I can’t get those documents no way, no how. Hi, I’m Jim Hacking, immigration lawyer practicing law throughout the United States at our offices in St. Louis, Missouri, San Diego, California, and Washington DC. Dealing with a lawsuit client this week, and she’s been asked to provide some original documents from her home country back in Africa. And there’s a great tool for anybody who’s applying for an immigration benefit. And this tool works. If it is an overseas case, this tool works if it is a case for adjustment of status or citizenship or some kind of other process that takes place here inside the United States at USCIS. And that tool is called the visa reciprocity schedule.
Reciprocity means to acknowledge two ways, and the schedule means the whole plan, the whole list of documents. And so, the US State Department has gone through, country by country, and identified what original documents are available from each home country. For instance, they’ll tell you what kind of birth certificate is available. They’ll tell you what kind of a death certificate is available. They’ll break it down by region. They might break it down by civil versus religious. They might break it down by parts of the country or different agencies. And they’ve gone through each document type and each country. UWCIS or the State Department is trying to decide whether or not to approve an application, they go ahead and they look at the visa reciprocity schedule. If I had to establish a hierarchy of what they pay attention to the visa reciprocity schedule is the highest.
Now, in this particular instance, we were talking about a marriage certificate from a country back in Africa. This client had obtained a statement from a lawyer/notary, back in the home country, saying that we can’t get a marriage certificate with a seal, and we don’t get a marriage certificate from the Ministry of Justice. Well, you know what? The State Department says that you can get a marriage certificate with the red seal, a wet seal, and that you can get it from the Ministry of Justice. So on the one hand, we have some attorney back in the home country saying, “No. In Gambia, you cannot get the Ministry of Justice to issue you a marriage certificate, and you can’t get it with a wet seal,” but at the same time, we have the state department who has gone through and said, “Yes, you can.”
This is all in response to a notice of intent to deny. So, the government has already telegraphed that they are placing greater weight on the State Department versus what this attorney says. So this idea that you’re going to be able to convince them and not give them what they want is a head-scratcher, because, the federal government, they get to decide. They are the winners, and we will be the losers. So I pushed back on my client and I said, “You need to find someone else to try and go get you that marriage certificate with the proper wet seal from the Ministry of justice.”

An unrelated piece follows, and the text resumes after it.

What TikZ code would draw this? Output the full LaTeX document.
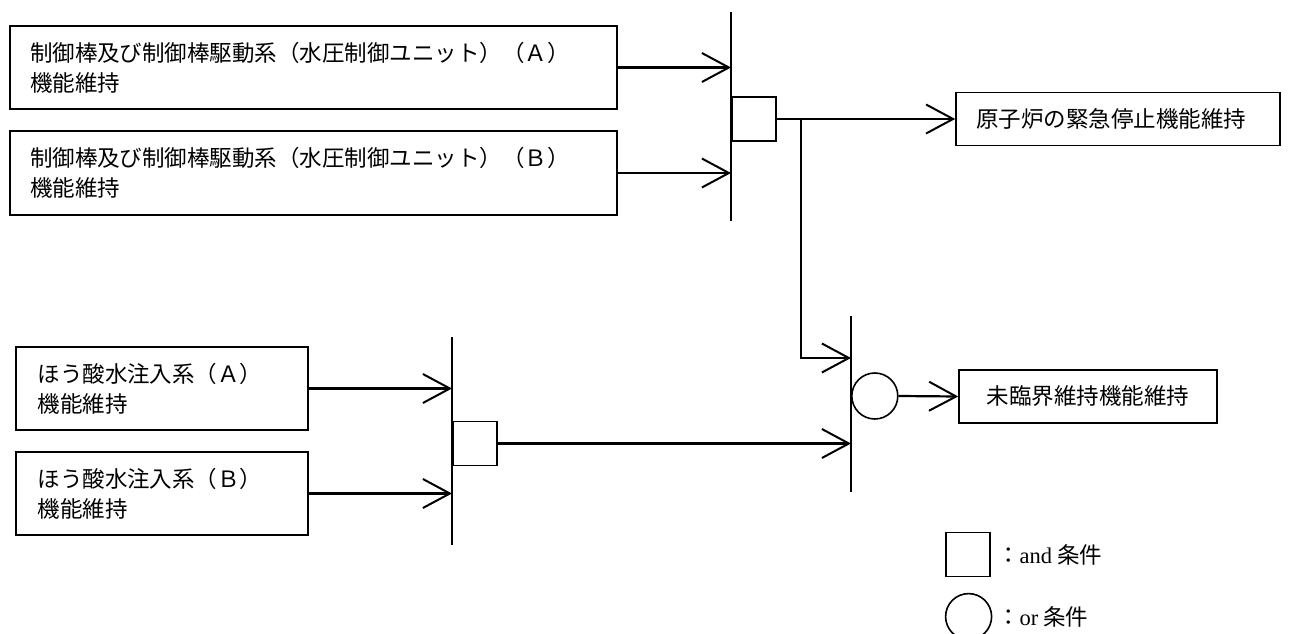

That’s what I do when I hear from a client, “Oh no, no way, no how, can I get that document.” I push back. I encourage them to find another lawyer in the town, or the village, or the country to go get them the records. Because if the State Department says it’s available, it doesn’t matter if in fact it’s not available. If the State Department says that it is, you’ve got to get it. You got to do everything humanly possible to get it. And what we have right now, I don’t think is going to cut it, and I think the case might be indeed headed towards a denial.